French Authorities Warn Against Cadmium Risk in Pasta, Bread, and Cereals
France's food safety agency ANSES found cadmium in pasta, bread, and cereals, with 23-27% of children over three exceeding the tolerable daily intake.

France's national food and health safety agency ANSES has issued an urgent advisory calling for reduced consumption of pasta, bread, and cereals after its latest Total Diet Study, EAT3, confirmed that cadmium levels in those staples pose a genuine risk to public health, particularly for children.

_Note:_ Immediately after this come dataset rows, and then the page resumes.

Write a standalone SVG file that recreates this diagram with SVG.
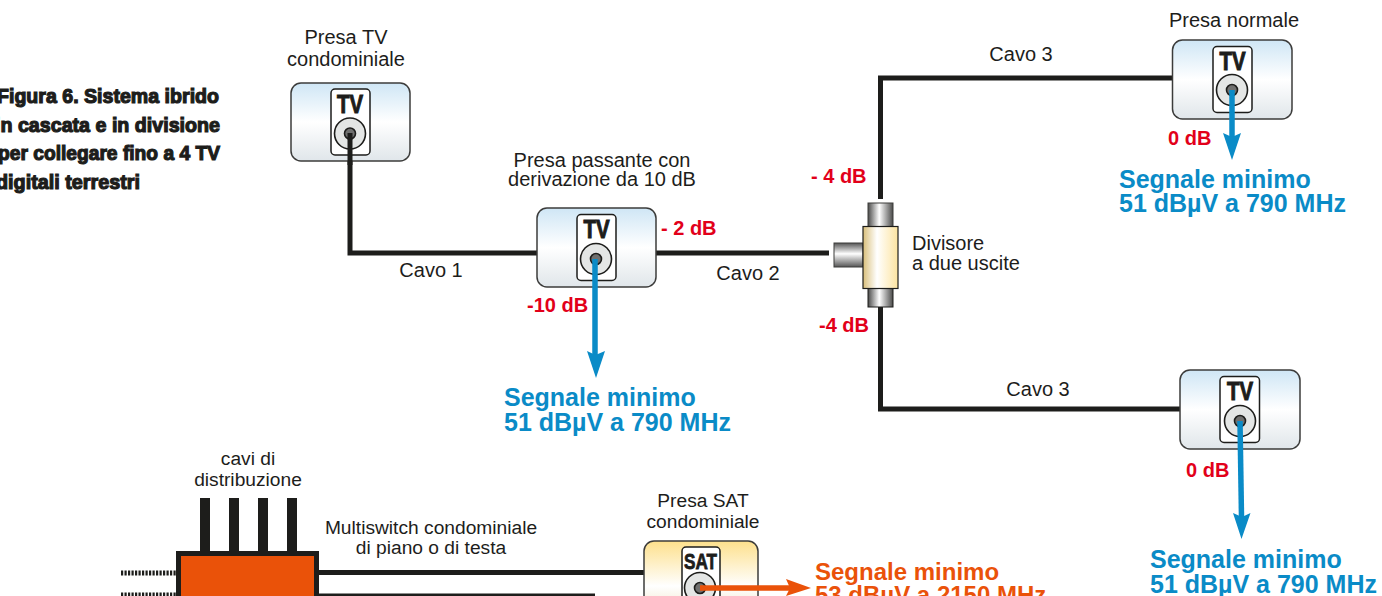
<svg xmlns="http://www.w3.org/2000/svg" width="1382" height="596" viewBox="0 0 1382 596">
<style>
text{font-family:"Liberation Sans",Arial,sans-serif}
.l{font-size:20px;fill:#1d1d1b;text-anchor:middle}
.ls{font-size:19.200px;fill:#1d1d1b;text-anchor:middle}
.r{font-size:20px;font-weight:bold;fill:#e2001a}
.b{font-size:25px;font-weight:bold;fill:#0a8bc7}
.o{font-size:24px;font-weight:bold;fill:#ea5209}
.t{font-size:20.500px;font-weight:bold;fill:#1d1d1b;stroke:#1d1d1b;stroke-width:1.200px}
.box{stroke:#3c3c3b;stroke-width:1.5;fill:url(#gb)}
.boxs{stroke:#3c3c3b;stroke-width:1.5;fill:url(#gs)}
.pl{fill:#fff;stroke:#1d1d1b;stroke-width:1.5}
.c1{fill:#e4e6e5;stroke:#1d1d1b;stroke-width:1.6}
.c2{fill:#6f6f6e;stroke:#1d1d1b;stroke-width:1.6}
.tv{font-size:26.500px;font-weight:bold;fill:#1d1d1b;stroke:#1d1d1b;stroke-width:1.100px;text-anchor:middle}
.cab{fill:none;stroke:#1d1d1b;stroke-width:5}
.ab{fill:none;stroke:#0a8bc7;stroke-width:5.500}
.hb{fill:#0a8bc7}
</style>
<defs>
<linearGradient id="gb" x1="0" y1="0" x2="0" y2="1"><stop offset="0" stop-color="#cfe6f5"/><stop offset=".5" stop-color="#fff"/><stop offset="1" stop-color="#e0e6ea"/></linearGradient>
<linearGradient id="gs" x1="0" y1="0" x2="0" y2="1"><stop offset="0" stop-color="#fde08c"/><stop offset=".5" stop-color="#fff"/><stop offset="1" stop-color="#e6d6a8"/></linearGradient>
<linearGradient id="gm" x1="0" y1="0" x2="1" y2="0"><stop offset="0" stop-color="#4a4a49"/><stop offset=".45" stop-color="#fff"/><stop offset="1" stop-color="#4a4a49"/></linearGradient>
<linearGradient id="gh" x1="0" y1="0" x2="0" y2="1"><stop offset="0" stop-color="#555"/><stop offset=".45" stop-color="#fff"/><stop offset="1" stop-color="#555"/></linearGradient>
<linearGradient id="gy" x1="0" y1="0" x2="1" y2="0"><stop offset="0" stop-color="#d9bf7a"/><stop offset=".4" stop-color="#fff"/><stop offset="1" stop-color="#fde4a0"/></linearGradient>
</defs>
<g id="title">
<text class="t" x="-3" y="103" textLength="222" lengthAdjust="spacingAndGlyphs">Figura 6. Sistema ibrido</text>
<text class="t" x="-5" y="131.500" textLength="225" lengthAdjust="spacingAndGlyphs">in cascata e in divisione</text>
<text class="t" x="-2" y="160" textLength="222" lengthAdjust="spacingAndGlyphs">per collegare fino a 4 TV</text>
<text class="t" x="-4" y="188.500" textLength="144" lengthAdjust="spacingAndGlyphs">digitali terrestri</text>
</g>
<g id="connectors">
<path class="cab" d="M350 133V253H537"/>
<path class="cab" d="M656 253H829"/>
<path class="cab" d="M1173 78H880.500V199"/>
<path class="cab" d="M880.500 307V409H1180"/>
<path d="M205 498V552M234 498V552M263 498V552M292 498V552" fill="none" stroke="#1d1d1b" stroke-width="10"/>
<path d="M121 573H176M121 595H176" fill="none" stroke="#1d1d1b" stroke-width="5" stroke-dasharray="2.200 1.300"/>
<path class="cab" d="M319 572.500H645"/>
<path class="cab" d="M319 596H595"/>
</g>
<g id="presa-condominiale">
<text class="l" x="346" y="44">Presa TV</text><text class="l" x="346" y="66">condominiale</text>
<rect class="box" x="291" y="83" width="119" height="78" rx="10"/>
<rect class="pl" x="331" y="89" width="39" height="66" rx="4"/>
<text class="tv" x="350" y="113" textLength="26" lengthAdjust="spacingAndGlyphs">TV</text>
<circle class="c1" cx="350" cy="133.500" r="15.500"/><circle class="c2" cx="350" cy="133.500" r="5.500"/>
<path class="cab" d="M350 133V165"/>
</g>
<g id="presa-passante">
<text class="l" x="602" y="166.500">Presa passante con</text><text class="l" x="602" y="185.500">derivazione da 10 dB</text>
<rect class="box" x="537" y="208" width="119" height="79" rx="10"/>
<rect class="pl" x="577" y="214.500" width="39" height="66" rx="4"/>
<text class="tv" x="596.500" y="238" textLength="26" lengthAdjust="spacingAndGlyphs">TV</text>
<circle class="c1" cx="596" cy="259" r="15.500"/><circle class="c2" cx="596" cy="259" r="5.500"/>
<path class="ab" d="M595 259V355"/><path class="hb" d="M587 351L595.500 355L605 351L596 378Z"/>
<text class="r" x="661" y="235">- 2 dB</text><text class="r" x="527" y="312">-10 dB</text>
<text class="b" x="504" y="406">Segnale minimo</text><text class="b" x="504" y="431">51 dBµV a 790 MHz</text>
</g>
<g id="divisore">
<rect x="868" y="203" width="25" height="24" fill="url(#gm)" stroke="#3c3c3b"/>
<rect x="868" y="288" width="25" height="19" fill="url(#gm)" stroke="#1d1d1b"/>
<rect x="834" y="243" width="29" height="24" fill="url(#gh)" stroke="#3c3c3b"/>
<rect x="863" y="226.500" width="35" height="62" fill="url(#gy)" stroke="#1d1d1b" stroke-width="1.200"/>
<text x="912" y="250" font-size="20" fill="#1d1d1b">Divisore</text><text x="912" y="270" font-size="20" fill="#1d1d1b">a due uscite</text>
<text class="r" x="811" y="183">- 4 dB</text><text class="r" x="819" y="332">-4 dB</text>
</g>
<text class="l" x="431" y="277">Cavo 1</text>
<text class="l" x="748" y="280">Cavo 2</text>
<text class="l" x="1021" y="61">Cavo 3</text>
<text class="l" x="1038" y="396">Cavo 3</text>
<g id="presa-normale">
<text class="l" x="1234" y="27">Presa normale</text>
<rect class="box" x="1172.500" y="40" width="119.500" height="79" rx="10"/>
<rect class="pl" x="1213" y="46.500" width="39" height="66" rx="4"/>
<text class="tv" x="1232.500" y="70" textLength="26" lengthAdjust="spacingAndGlyphs">TV</text>
<circle class="c1" cx="1232" cy="90" r="15.500"/><circle class="c2" cx="1232" cy="90" r="5.500"/>
<path class="ab" d="M1232 90V137"/><path class="hb" d="M1223 133L1232 137L1241 133L1232 160Z"/>
<text class="r" x="1168" y="145">0 dB</text>
<text class="b" x="1119" y="188">Segnale minimo</text><text class="b" x="1119" y="212">51 dBµV a 790 MHz</text>
</g>
<g id="presa-4">
<rect class="box" x="1180" y="370" width="120" height="79" rx="10"/>
<rect class="pl" x="1220" y="376.500" width="39.500" height="66" rx="4"/>
<text class="tv" x="1240" y="400" textLength="26" lengthAdjust="spacingAndGlyphs">TV</text>
<circle class="c1" cx="1240" cy="421" r="15.500"/><circle class="c2" cx="1240" cy="421" r="5.500"/>
<path class="ab" d="M1240 421L1241.500 517"/><path class="hb" d="M1233 513L1242 517L1250.500 513L1241.500 539Z"/>
<text class="r" x="1186" y="477">0 dB</text>
<text class="b" x="1150" y="568">Segnale minimo</text><text class="b" x="1150" y="593">51 dBµV a 790 MHz</text>
</g>
<g id="multiswitch">
<text class="ls" x="248" y="465">cavi di</text><text class="ls" x="248" y="486">distribuzione</text>
<text class="ls" x="431" y="534">Multiswitch condominiale</text><text class="ls" x="431" y="554">di piano o di testa</text>
<rect x="178.500" y="553.500" width="138" height="60" fill="#ea5209" stroke="#1d1d1b" stroke-width="5"/>
</g>
<g id="presa-sat">
<text class="ls" x="703" y="507">Presa SAT</text><text class="ls" x="703" y="528">condominiale</text>
<rect class="boxs" x="644" y="541" width="114" height="90" rx="10"/>
<rect class="pl" x="682" y="547" width="38" height="70" rx="4"/>
<text x="700.500" y="569" font-size="22" font-weight="bold" fill="#1d1d1b" stroke="#1d1d1b" stroke-width=".8" text-anchor="middle" textLength="33" lengthAdjust="spacingAndGlyphs">SAT</text>
<circle class="c1" cx="700" cy="588" r="15.500"/><circle class="c2" cx="700" cy="588" r="5.500"/>
<path d="M700 588H790" fill="none" stroke="#ea5209" stroke-width="5.500"/><path d="M786 579L790 588L786 596L811 588Z" fill="#ea5209"/>
<text class="o" x="815" y="580">Segnale minimo</text><text class="o" x="815" y="603">53 dBµV a 2150 MHz</text>
</g>
</svg>
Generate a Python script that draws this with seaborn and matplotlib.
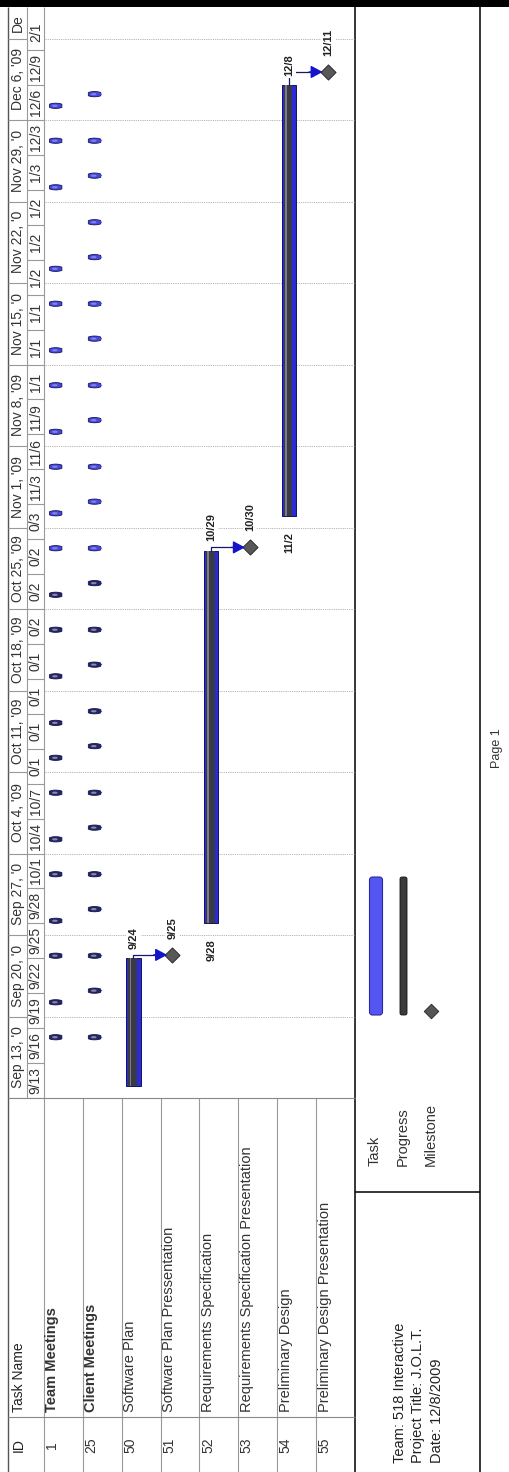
import matplotlib
matplotlib.use("Agg")
import matplotlib.pyplot as plt
from matplotlib.patches import Rectangle, FancyBboxPatch
import numpy as np
import pandas as pd
import seaborn as sns

sns.set_theme(style="white")
plt.rcParams["font.family"] = ["Liberation Sans", "DejaVu Sans"]

W, H = 510, 1472
START = pd.Timestamp("2009-09-13")

task_ids = ["1", "25", "50", "51", "52", "53", "54", "55"]
task_names = ["Team Meetings", "Client Meetings", "Software Plan",
              "Software Plan Pressentation", "Requirements Specification",
              "Requirements Specification Presentation", "Preliminary Design",
              "Preliminary Design Presentation"]
bold_tasks = ["Team Meetings", "Client Meetings"]

# recurring meetings (one small bar per meeting)
team_meetings = ["9/18", "9/21", "9/25", "9/28", "10/2", "10/5", "10/9", "10/12",
                 "10/15", "10/19", "10/23", "10/26", "10/30", "11/2", "11/6", "11/9",
                 "11/13", "11/16", "11/20", "11/23", "11/30", "12/4", "12/7"]
client_meetings = ["9/18", "9/22", "9/25", "9/29", "10/2", "10/6", "10/9", "10/13",
                   "10/16", "10/20", "10/23", "10/27", "10/30", "11/3", "11/6", "11/10",
                   "11/13", "11/17", "11/20", "11/24", "11/27", "12/1", "12/4", "12/8"]
status_date = "10/28"

# tasks
bar_rows = [2, 4, 6]
bar_starts = ["9/14", "9/28", "11/2"]
bar_ends = ["9/25", "10/30", "12/9"]
bar_start_labels = ["", "9/28", "11/2"]
bar_finish_labels = ["9/24", "10/29", "12/8"]

# milestones
ms_rows = [3, 5, 7]
ms_times = ["2009-09-25 07:00", "2009-10-30 07:00", "2009-12-10 03:00"]
ms_labels = ["9/25", "10/30", "12/11"]

# timescale
week_labels = ["Sep 13, '0", "Sep 20, '0", "Sep 27, '0", "Oct 4, '09", "Oct 11, '09",
               "Oct 18, '09", "Oct 25, '09", "Nov 1, '09", "Nov 8, '09", "Nov 15, '0",
               "Nov 22, '0", "Nov 29, '0", "Dec 6, '09", "De"]
day_labels = ["9/13", "9/16", "9/19", "9/22", "9/25", "9/28", "10/1", "10/4", "10/7",
              "0/1", "0/1", "0/1", "0/1", "0/2", "0/2", "0/2", "0/3", "11/3", "11/6",
              "11/9", "1/1", "1/1", "1/1", "1/2", "1/2", "1/2", "1/3", "12/3", "12/6",
              "12/9", "2/1"]

legend_items = ["Task", "Progress", "Milestone"]
footer_lines = ["Team: 518 Interactive", "Project Title: J.O.L.T.", "Date: 12/8/2009"]


def days(md_list):
    t = pd.to_datetime([s + "/2009" for s in md_list], format="%m/%d/%Y")
    return ((t - START) / pd.Timedelta(days=1)).to_numpy()


def days_ts(ts_list):
    t = pd.to_datetime(ts_list)
    return ((t - START) / pd.Timedelta(days=1)).to_numpy()


def rect(x0, y0, x1, y1):
    return [x0 / W, 1 - y1 / H, (x1 - x0) / W, (y1 - y0) / H]


BLUE = "#2a2ad6"
EDGE = "#12125e"
PROG = "#3a3a46"
TOP, CHART_BOTTOM = 7, 1098
X0, X1 = 44, 355
ROW_W = (X1 - X0) / len(task_names)
OFF = -0.2
y_max = (CHART_BOTTOM - TOP) / (81.5 / 7)

# flat rounded marker used for the meeting occurrences
t = np.linspace(0, 2 * np.pi, 40)
pill = np.column_stack([np.clip(1.25 * np.cos(t), -1, 1), 0.42 * np.sin(t)])

fig = plt.figure(figsize=(W / 100, H / 100), dpi=100)

# page frame
page = fig.add_axes([0, 0, 1, 1])
page.set_xlim(0, W)
page.set_ylim(H, 0)
page.axis("off")
page.add_patch(Rectangle((0, 0), W, 6.5, color="black", lw=0))
page.vlines(8, TOP, H, color="#555555", lw=1.0)
page.vlines([27], TOP, CHART_BOTTOM, color="#999999", lw=0.8)
page.vlines([X0], TOP, H, color="#999999", lw=0.8)
page.vlines([X0 + ROW_W * i for i in range(1, 8)], CHART_BOTTOM, H, color="#999999", lw=0.8)
page.vlines([X1, 480], TOP, H, color="black", lw=1.1)
page.hlines([CHART_BOTTOM, 1417], 8, X1, color="#888888", lw=0.8)
page.hlines(1192, X1, 480, color="black", lw=1.1)

# table
page.text(19, 1445, "ID", rotation=90, ha="center", va="center", fontsize=10, color="#222222")
page.text(19, 1412, "Task Name", rotation=90, ha="center", va="bottom", fontsize=10, color="#222222")
for i, (tid, name) in enumerate(zip(task_ids, task_names)):
    x = X0 + ROW_W * i + 8.5
    w = "bold" if name in bold_tasks else "normal"
    page.text(x, 1445, tid, rotation=90, ha="center", va="center", fontsize=10, color="#333333")
    page.text(x, 1412, name, rotation=90, ha="center", va="bottom", fontsize=10.5,
              fontweight=w, color="#333333")

# legend box
page.add_patch(FancyBboxPatch((369.5, 877), 13, 138, boxstyle="round,pad=0,rounding_size=3",
                              facecolor="#5555f4", edgecolor="#2a2aa0", lw=0.8))
page.add_patch(FancyBboxPatch((400, 877), 7, 138, boxstyle="round,pad=0,rounding_size=2",
                              facecolor="#3c3c3c", edgecolor="#111111", lw=0.6))
sns.scatterplot(x=[431], y=[1011], marker="D", s=55, color="#555555",
                edgecolor="#222222", linewidth=0.6, ax=page, legend=False)
for x, lab in zip([375, 403, 431], legend_items):
    page.text(x, 1166, lab, rotation=90, ha="center", va="bottom", fontsize=10.5, color="#333333")
for x, lab in zip([400, 418, 437], footer_lines):
    page.text(x, 1463, lab, rotation=90, ha="center", va="bottom", fontsize=10.5, color="#222222")
page.text(497, 748, "Page 1", rotation=90, ha="center", va="center", fontsize=9, color="#333333")

# gantt chart
ax = fig.add_axes(rect(X0, TOP, X1, CHART_BOTTOM))
ax.set_facecolor("none")
ax.set_xlim(-0.5, len(task_names) - 0.5)
ax.set_ylim(0, y_max)
week_days = np.arange(len(week_labels)) * 7
ax.set_yticks(week_days[1:])
ax.set_xticks([])
ax.yaxis.grid(True, linestyle=(0, (1, 1.2)), color="#9a9a9a", lw=0.6)
ax.tick_params(length=0, labelleft=False, labelbottom=False)
for s in ax.spines.values():
    s.set_visible(False)

status = days([status_date])[0]
for row, dates in [(0, team_meetings), (1, client_meetings)]:
    d = days(dates)
    done = d <= status
    face = np.where(done, "#26265e", "#4848d6")
    ax.scatter(np.full(len(d), row + OFF), d + 0.22, marker=pill, s=80,
               c=list(face), edgecolors=EDGE, linewidths=0.6, zorder=3)
    ax.scatter(np.full(len(d), row + OFF - 0.02), d + 0.22, marker=pill, s=14,
               c=list(np.where(done, "#8a8aa0", "#8080f0")), linewidths=0, zorder=4)
    if row == 1:
        ax.scatter(np.full(len(d), row + OFF + 0.14), d + 0.22, marker=">", s=12,
                   c=list(face), linewidths=0, zorder=4)

starts = days(bar_starts)
ends = days(bar_ends)
bx = np.array(bar_rows) + OFF
ax.bar(bx, ends - starts, bottom=starts, width=0.37, color=BLUE, edgecolor=EDGE,
       linewidth=0.7, zorder=3)
ax.bar(bx - 0.02, ends - starts, bottom=starts, width=0.22, color=PROG, linewidth=0, zorder=4)
ax.bar(bx - 0.08, ends - starts, bottom=starts, width=0.04, color="#7c7c8e", linewidth=0, zorder=5)

ms_y = days_ts(ms_times)
mx = np.array(ms_rows) + OFF
sns.scatterplot(x=mx, y=ms_y, marker="D", s=60, color="#585858", edgecolor="#202020",
                linewidth=0.6, ax=ax, zorder=6, legend=False)

lab_kw = dict(rotation=90, ha="center", fontsize=8, fontweight="bold", color="#222222",
              zorder=7, bbox=dict(facecolor="white", edgecolor="none", pad=1.5))
for i in range(len(bar_rows)):
    ax.plot([bx[i], bx[i], mx[i] - 0.45], [ends[i], ms_y[i], ms_y[i]],
            color="#16166e", lw=0.9, zorder=5)
    ax.annotate("", xy=(mx[i] - 0.13, ms_y[i]), xytext=(mx[i] - 0.48, ms_y[i]),
                arrowprops=dict(arrowstyle="-|>,head_length=0.6,head_width=0.32",
                                color="#1414c8", lw=1.0, mutation_scale=12,
                                shrinkA=0, shrinkB=0), zorder=6)
    ax.text(bx[i], ends[i] + 0.8, bar_finish_labels[i], va="bottom", **lab_kw)
    if bar_start_labels[i]:
        ax.text(bx[i], starts[i] - 1.4, bar_start_labels[i], va="top", **lab_kw)
    ax.text(mx[i], ms_y[i] + 1.4, ms_labels[i], va="bottom", **lab_kw)

# timescale header
hdr = fig.add_axes(rect(8, TOP, X0, CHART_BOTTOM), sharey=ax)
hdr.set_xlim(0, X0 - 8)
hdr.axis("off")
hdr.hlines(week_days, 0, 19, color="#999999", lw=0.8)
day_days = np.arange(len(day_labels)) * 3
hdr.hlines(day_days, 19, X0 - 8, color="#999999", lw=0.8)
for wd, lab in zip(week_days, week_labels):
    mid = min(wd + 3.5, (wd + y_max) / 2)
    hdr.text(9.8, mid, lab, rotation=90, ha="center", va="center", fontsize=10, color="#333333")
for dd, lab in zip(day_days, day_labels):
    mid = min(dd + 1.5, (dd + y_max) / 2)
    hdr.text(27.8, mid, lab, rotation=90, ha="center", va="center", fontsize=10, color="#333333")
ax.set_ylim(0, y_max)

fig.savefig("out.png", dpi=100)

The study by ANSES found that cadmium, aluminium, and mercury pose health risks, while lead and acrylamide also raise concerns. For pasta eaters and home cooks who rely on wheat-based staples as a dietary foundation, the findings are hard to dismiss: between 23 and 27 percent of children over the age of three exceeded the tolerable daily intake for cadmium.
The main food groups contributing to cadmium exposure in EAT3 were potatoes, vegetables, and wheat-based products such as bread, pasta, pastries, cakes, and biscuits. Increases in cadmium concentration were observed in cereal-based products such as bread, sweet biscuits, pastries, and pasta.
The metal does not flush out easily. Cadmium accumulates in the human body with a biological half-life of 20 to 30 years, and has been classified as a Group 1 carcinogen by the International Agency for Research on Cancer, meaning it is known to cause cancer in humans. It has been linked to pancreatic, lung, prostate, and kidney cancers, as well as heart diseases, fertility problems, kidney damage, neurological issues, and bone disorders.
The contamination trail leads back to the field, not the kitchen. Staple crops absorb cadmium from phosphate fertilisers used in conventional agriculture, particularly fertilisers derived from Moroccan phosphate rock. Those fertilisers can contain cadmium levels up to 507 mg/kg, according to scientific analyses cited in reports by ANSES and the European Commission.
France's exposure figures are striking in a European context. French adults are exposed to three times as much cadmium as adults in Germany and twice that of Italians, while children in France face cadmium exposure four times greater than American or Italian children. A study by URPS-Médecins libéraux found cadmium present in all 41 types of bread tested.
France is the EU's leading consumer of phosphate fertiliser and has not moved to bring cadmium limits down further, despite researchers saying the EU's 60 mg/kg cap is not enough. ANSES has pushed for a stricter national threshold: the agency recommended lowering cadmium limits to 20 milligrams per kilogram in phosphate mineral fertilizers. Even if those guidelines are adopted, it may take decades to stabilize cadmium levels.
On the legislative side, a proposed law seeks to prohibit the use of fertilizers containing cadmium, championed by ecologist deputy Benoît Biteau, who emphasized the urgency of reducing cadmium's presence in the food chain. The doctors' group also called on the French government to launch awareness campaigns, change children's school menus, and promote organic foods due to their lower cadmium levels.
Cadmium limits are set to be reassessed by the European Commission in 2026, which means the window for meaningful policy change is open right now. If France and the EU don't tighten fertilizer standards this year, the pasta on your plate may carry that legacy for decades to come.